Saturday, October 22, 2005

On Journalling, or How Hard It Is to Keep Up a Blog

In my line of work, which is to say "large-scale database systems", there's always the idea of "journalling" or the "audit trail." Basically, it means that for every transaction of significance, a record is kept of that transaction, stored in a log somewhere, so that should something malefic happen, the logs can be parsed and the trail can be followed, blame can be assigned and countermeasures can be taken.

Okay, that's not really limited to large-scale database systems. Any nontrivial software system should have some sort of journalling scheme involved, as printlogging is usually part and parcel of the development process.

Ideally, I would wish that life too had a journalling system, one more reliable and less arcane than that gift humans call memory. I sometimes have trouble remembering what I had for breakfast this morning. Okay, that's a lie, I seldom forget about meals less than a week old.

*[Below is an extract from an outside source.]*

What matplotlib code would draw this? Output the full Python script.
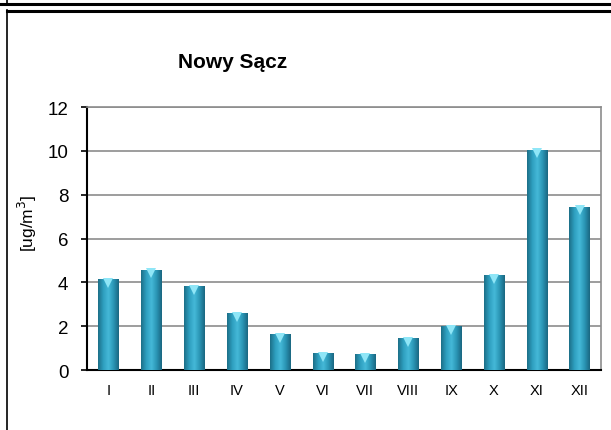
import numpy as np
import matplotlib
matplotlib.use("Agg")
import matplotlib.pyplot as plt
from matplotlib.lines import Line2D

miesiace = ['I', 'II', 'III', 'IV', 'V', 'VI', 'VII', 'VIII', 'IX', 'X', 'XI', 'XII']
stezenie = [4.14, 4.58, 3.84, 2.59, 1.65, 0.76, 0.72, 1.47, 2.0, 4.33, 10.05, 7.46]

plt.rcParams['font.family'] = ['Liberation Sans', 'DejaVu Sans']

fig = plt.figure(figsize=(6.11, 4.31), dpi=100)
ax = fig.add_axes([0.1424, 0.1392, 0.8412, 0.6102])

x = np.arange(len(miesiace))
szer = 0.47
slupki = ax.bar(x, stezenie, width=szer, color='#2b9dbb', zorder=2)

# cieniowanie walcowe slupkow
grad = np.linspace(0, 1, 64)
cmap = matplotlib.colors.LinearSegmentedColormap.from_list(
    'walec', ['#1c6f88', '#2e9fbf', '#45b9d8', '#2a96b5', '#1a6781'])
for b in slupki:
    x0, w, h = b.get_x(), b.get_width(), b.get_height()
    im = ax.imshow(grad[np.newaxis, :], cmap=cmap, aspect='auto',
                   extent=[x0, x0 + w, 0, h], zorder=3)
    im.set_clip_path(b)

# jasne trojkaty na szczytach
ax.plot(x, np.array(stezenie) - 0.17, linestyle='none', marker='v',
        markersize=7, color='#8fe6f7', markeredgewidth=0, zorder=4)

ax.set_xlim(-0.5, len(miesiace) - 0.5)
ax.set_ylim(0, 12)
ax.set_yticks(range(0, 13, 2))
ax.set_xticks(x)
ax.set_xticklabels(miesiace, fontsize=10.5)
ax.tick_params(axis='x', length=0, pad=9)
ax.tick_params(axis='y', labelsize=13.5, length=4, width=1.2, direction='out', pad=9.5)
ax.grid(axis='y', color='#8c8c8c', linewidth=1.2, zorder=0)
ax.set_axisbelow(True)

for s in ['top', 'right']:
    ax.spines[s].set_color('#8c8c8c')
    ax.spines[s].set_linewidth(1.2)
for s in ['left', 'bottom']:
    ax.spines[s].set_color('black')
    ax.spines[s].set_linewidth(1.5)

ax.set_ylabel('[ug/m$^3$]', fontsize=12.5)
ax.yaxis.set_label_coords(-0.093, 0.563)
fig.text(0.38, 0.856, 'Nowy Sącz', fontsize=15, fontweight='bold',
         ha='center', va='center')

# ramki
fig.add_artist(Line2D([0, 1], [1 - 4.5 / 431, 1 - 4.5 / 431], color='black', linewidth=2.2))
fig.add_artist(Line2D([7.5 / 611, 7.5 / 611], [1 - 4 / 431, 1], color='black', linewidth=1.2))
fig.add_artist(Line2D([0.012, 1], [1 - 11.5 / 431, 1 - 11.5 / 431], color='black', linewidth=2.2))
fig.add_artist(Line2D([7.5 / 611, 7.5 / 611], [0, 1 - 11 / 431], color='black', linewidth=1.2))

fig.savefig('out.png', dpi=100)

But I do have a tendency to forget other things. Tasks to do, people I've met, appointments I've set. A Saturday or so (I forget when), I had set a training meeting at 10am. Of course, my job does not require me to be in the office before noon on Saturdays, so I conveniently forgot about the meeting while playing World of Warcraft, recalling such appointment only while taking a bath at 10:30am. (Luckily they didn't mide me re-scheding to 11:30)

So, frail as our memories are, we resort to other things to keep us on track. Paper, notebooks, to-do-lists, organizers, calendars, cellphones, PDAs, sticky notes and every so often, the proverbial rubber-band-around-the-finger. (Yes, I have done that, and yes I did forget what the rubber band stood for.)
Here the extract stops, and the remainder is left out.